Tuesday, October 7, 2014

Voter Suppression message is this: Why vote, what difference does it make and why let dumb people have a say?

As Republicans continue to complicate the voting process in each succeeding year they’re in power, perhaps someday we’ll just say, the hell with it. That’s the hope, as you see below.

Let’s face it, the right to vote is slipping away. Republicans have used their activist conservative courts to legitimize right wing extremism that claims that voter fraud exists, even without any proof. It plays very well with the natural conservative fear that somebody’s taking something away from them-like their vote.

With voter ID come’s a regulatory mess of convoluted hours, days and requirements to register and vote. And oddly, with the courts approval, nothing is too inconvenient anymore either.  

Again, the idea is to make voting a troublesome and an almost unnecessary act that in the big picture isn't worth the effort. “Maybe not this time” we'll say, due to that 20 minute drive to the other side of town where we’ll wait in a 3 hour line.

National Review loser and correspondent Kevin Williamson expresses what GOP politicians are suggesting all the time, and what we’re seeing in conservative tweets and Facebook sites as well.
If you would like to be filled with despair for the prospects of democracy, spend a few minutes attempting to decipher the psephological musings of Lena Dunham, the distinctly unappealing actress commissioned by Planned Parenthood to share with her presumably illiterate following “5 Reasons Why I Vote (and You Should, Too).” That’s 21st-century U.S. politics in miniature: a half-assed listicle penned by a half-bright celebrity and published by a gang of abortion profiteers.

Miss Dunham, reflecting celebrity culture at large, makes a fetish of voting, and it is easy to see why: Voting is the most shallow gesture of citizenship there is, the issuance of a demand — a statement that “this is how the world should be,” as Miss Dunham puts it — imposing nothing in the way of reciprocal responsibility.
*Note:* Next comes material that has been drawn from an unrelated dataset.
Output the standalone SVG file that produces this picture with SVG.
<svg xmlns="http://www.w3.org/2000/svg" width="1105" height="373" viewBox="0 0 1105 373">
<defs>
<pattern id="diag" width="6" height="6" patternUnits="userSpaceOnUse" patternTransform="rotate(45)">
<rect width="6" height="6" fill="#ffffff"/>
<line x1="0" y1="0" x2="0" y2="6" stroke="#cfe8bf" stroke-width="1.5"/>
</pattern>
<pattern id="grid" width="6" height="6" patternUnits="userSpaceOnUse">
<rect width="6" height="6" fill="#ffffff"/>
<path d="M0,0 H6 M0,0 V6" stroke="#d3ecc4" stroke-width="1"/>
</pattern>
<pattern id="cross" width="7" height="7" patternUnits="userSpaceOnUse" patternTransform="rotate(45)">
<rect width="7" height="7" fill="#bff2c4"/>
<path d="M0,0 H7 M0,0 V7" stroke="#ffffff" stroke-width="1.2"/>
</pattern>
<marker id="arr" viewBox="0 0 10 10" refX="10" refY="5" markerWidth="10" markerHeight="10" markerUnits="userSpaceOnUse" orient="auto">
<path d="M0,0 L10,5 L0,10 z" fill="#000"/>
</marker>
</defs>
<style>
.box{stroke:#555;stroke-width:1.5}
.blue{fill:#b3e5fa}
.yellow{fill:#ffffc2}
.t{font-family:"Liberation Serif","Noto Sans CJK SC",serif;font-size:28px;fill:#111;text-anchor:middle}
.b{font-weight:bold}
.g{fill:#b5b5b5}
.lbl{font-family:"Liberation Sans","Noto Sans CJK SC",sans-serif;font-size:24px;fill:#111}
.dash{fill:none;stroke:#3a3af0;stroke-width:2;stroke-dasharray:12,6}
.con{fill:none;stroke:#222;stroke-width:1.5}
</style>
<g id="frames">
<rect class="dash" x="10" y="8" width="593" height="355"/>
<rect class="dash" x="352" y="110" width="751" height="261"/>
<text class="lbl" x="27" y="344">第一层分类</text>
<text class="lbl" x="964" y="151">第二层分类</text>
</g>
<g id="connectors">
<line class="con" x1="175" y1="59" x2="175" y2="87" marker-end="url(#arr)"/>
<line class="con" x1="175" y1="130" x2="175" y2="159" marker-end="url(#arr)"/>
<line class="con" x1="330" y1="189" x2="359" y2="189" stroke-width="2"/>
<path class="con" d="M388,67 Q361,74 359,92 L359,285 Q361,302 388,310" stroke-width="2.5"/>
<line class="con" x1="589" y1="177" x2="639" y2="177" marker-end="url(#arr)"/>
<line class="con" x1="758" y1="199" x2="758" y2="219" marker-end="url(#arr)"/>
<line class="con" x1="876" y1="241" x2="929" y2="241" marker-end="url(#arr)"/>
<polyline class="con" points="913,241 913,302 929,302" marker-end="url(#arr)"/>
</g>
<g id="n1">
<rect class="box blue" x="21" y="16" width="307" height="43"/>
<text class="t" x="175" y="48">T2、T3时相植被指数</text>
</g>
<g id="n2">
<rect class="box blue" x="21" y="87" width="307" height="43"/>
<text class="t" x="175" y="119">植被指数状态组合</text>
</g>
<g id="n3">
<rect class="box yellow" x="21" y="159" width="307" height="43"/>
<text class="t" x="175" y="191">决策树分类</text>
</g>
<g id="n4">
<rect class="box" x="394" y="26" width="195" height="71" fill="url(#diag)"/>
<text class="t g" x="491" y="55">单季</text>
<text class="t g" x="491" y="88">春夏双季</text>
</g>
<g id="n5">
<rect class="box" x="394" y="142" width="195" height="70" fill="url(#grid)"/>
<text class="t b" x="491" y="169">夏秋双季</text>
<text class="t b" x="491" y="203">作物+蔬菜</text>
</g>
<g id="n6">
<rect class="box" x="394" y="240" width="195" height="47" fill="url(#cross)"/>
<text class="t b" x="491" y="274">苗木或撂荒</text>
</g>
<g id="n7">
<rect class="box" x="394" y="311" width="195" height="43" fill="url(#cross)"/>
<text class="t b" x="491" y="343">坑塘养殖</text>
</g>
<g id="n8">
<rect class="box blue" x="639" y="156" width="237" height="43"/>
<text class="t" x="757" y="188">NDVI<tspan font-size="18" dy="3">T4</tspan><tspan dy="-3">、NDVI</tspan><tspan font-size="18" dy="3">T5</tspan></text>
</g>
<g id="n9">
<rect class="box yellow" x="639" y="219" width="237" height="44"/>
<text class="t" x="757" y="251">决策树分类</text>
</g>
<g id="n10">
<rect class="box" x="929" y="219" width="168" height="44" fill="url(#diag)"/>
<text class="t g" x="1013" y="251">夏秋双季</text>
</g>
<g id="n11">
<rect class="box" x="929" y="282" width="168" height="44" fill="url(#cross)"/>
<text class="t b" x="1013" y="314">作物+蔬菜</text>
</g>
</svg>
Power without responsibility. 

As a procedure for sorting out complex policy issues, voting is of distinctly limited value: If you wanted to know whether the compressive strength of a particular material were sufficient to support a bridge over Interstate 20, you would not go about solving that problem by bundling that question with 10,000 other equally precise and complex but largely unrelated questions ... to the least-informed few million people you could identify ... That would be a bad way to build a bridge — a homicidal way, in fact — and though it is a necessary instrument of accountability in a democratic republic, voting properly plays a very limited role.

For instance, we have a Bill of Rights, which could with equal accuracy be called the List of Stuff You Idiots Can’t Be Trusted To Vote On.
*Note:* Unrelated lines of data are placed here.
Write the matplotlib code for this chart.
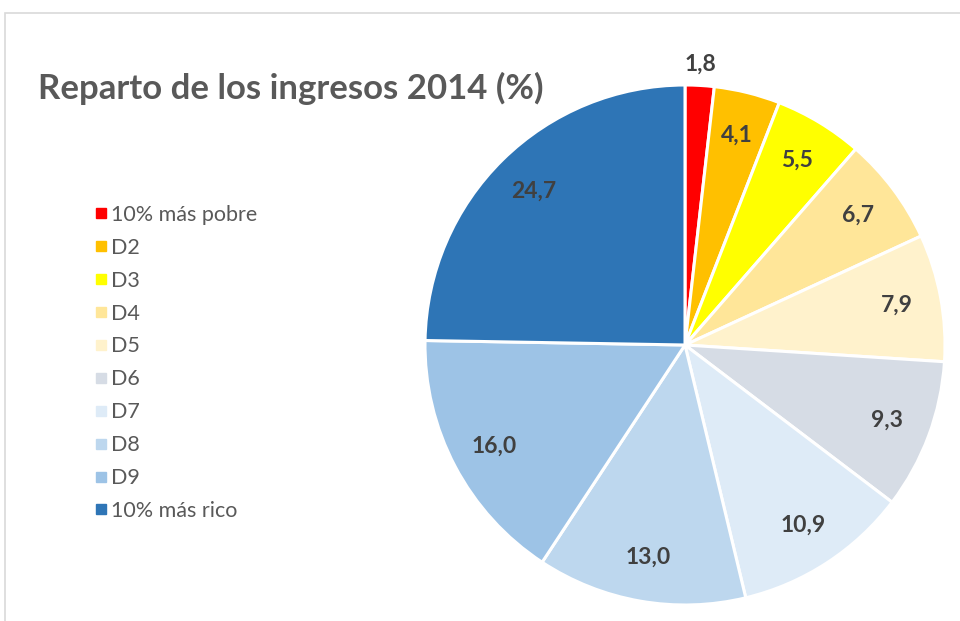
# Reparto de los ingresos 2014 (%) - gráfico de tarta por deciles
import matplotlib.pyplot as plt
from matplotlib.lines import Line2D
from matplotlib.patches import Rectangle

# Datos
categorias = ['10% más pobre', 'D2', 'D3', 'D4', 'D5', 'D6', 'D7', 'D8', 'D9', '10% más rico']
valores = [1.8, 4.1, 5.5, 6.7, 7.9, 9.3, 10.9, 13.0, 16.0, 24.7]
colores = ['#FF0000', '#FFC000', '#FFFF00', '#FFE699', '#FFF2CC',
           '#D6DCE5', '#DEEBF7', '#BDD7EE', '#9DC3E6', '#2E75B6']
etiquetas = [f'{v:.1f}'.replace('.', ',') for v in valores]

plt.rcParams['font.family'] = ['Lato', 'DejaVu Sans']

fig = plt.figure(figsize=(9.6, 6.21), dpi=100)
W, H = 960, 621

# Marco gris claro del gráfico
fig.patches.append(Rectangle((5 / W, -0.1), 1.2, 1 - 13 / H + 0.1,
                             transform=fig.transFigure, fill=False,
                             edgecolor='#D9D9D9', linewidth=1.2))

# Ejes de la tarta: centro (685, 345), radio 260 px
cx, cy, r = 685, 345, 260
ax = fig.add_axes([(cx - r) / W, 1 - (cy + r) / H, 2 * r / W, 2 * r / H])

wedges, textos = ax.pie(valores, colors=colores, startangle=90, counterclock=False,
                        labels=etiquetas, labeldistance=0.83,
                        wedgeprops=dict(edgecolor='white', linewidth=2.2),
                        textprops=dict(fontsize=16.5, fontweight='bold', color='#404040',
                                       ha='center', va='center'))
# La porción más pequeña lleva su etiqueta fuera
x, y = textos[0].get_position()
textos[0].set_position((x * 1.08 / 0.83, y * 1.08 / 0.83))
ax.set_xlim(-1, 1)
ax.set_ylim(-1, 1)
ax.set_aspect('equal')

# Título
fig.text(38 / W, 1 - 88 / H, 'Reparto de los ingresos 2014 (%)', fontsize=25,
         fontweight='bold', color='#595959', ha='left', va='center')

# Leyenda
handles = [Line2D([], [], linestyle='none', marker='s', markersize=7.5,
                  markerfacecolor=c, markeredgecolor=c) for c in colores]
fig.legend(handles, categorias, loc='upper left', bbox_to_anchor=(83 / W, 1 - 194 / H),
           frameon=False, fontsize=15.5, labelcolor='#595959', handlelength=0.7,
           handletextpad=0.1, labelspacing=0.6, borderpad=0)

fig.savefig('out.png', dpi=100)
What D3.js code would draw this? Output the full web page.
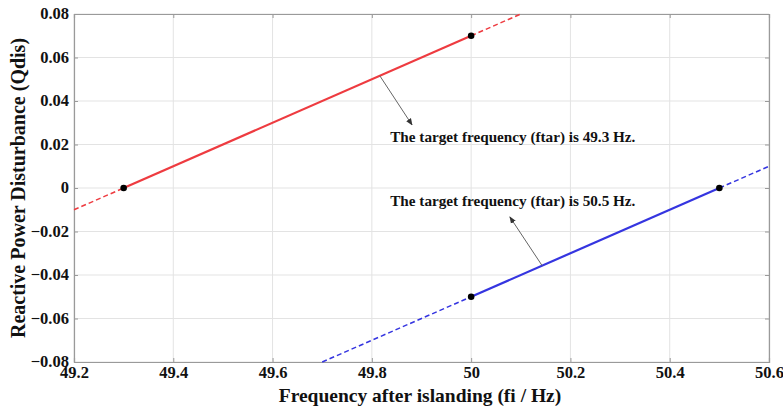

But for Miss Dunham et al., this isn’t a question of citizenship — it’s a therapeutic matter. Voting, she promises, will offer “a sense of accomplishment,” knowledge that one has done the right thing, even “joy.” But checking a box is the most trivial accomplishment imaginable; having done so is no guarantee that one has done the right thing, inasmuch as voters routinely make bad decisions for evil reasons.

She writes: “The crazy and depressing truth is that there are people running for office right now who could actually affect your life. PARTICULARLY your sex life. PARTICULARLY if you’re a woman. Yup.” The very conservative editors of this magazine are in fact trying to make it easier for them to do so with over-the-counter birth control … so allow me to pass along the message: We really, truly, sincerely do not wish to be involved in your sex life.
Yup, and that must mean conservative men don’t want to be involved in their own sex life or use birth control. But just be clear...
I would like to suggest, as gently as I can, that if you are voting as an act of self-gratification, if you do not understand the role that voting in fact plays in a constitutional republic, and if you need Lena Dunham to tell you why and how you should be voting — you should not vote. If you get your politics from actors and your news from television comedians — you should not vote. There’s no shame in it, your vote is statistically unlikely to affect the outcome of an election. 
Pretty easy message to understand. Who cares about voter suppression, since we "should not vote" anyway.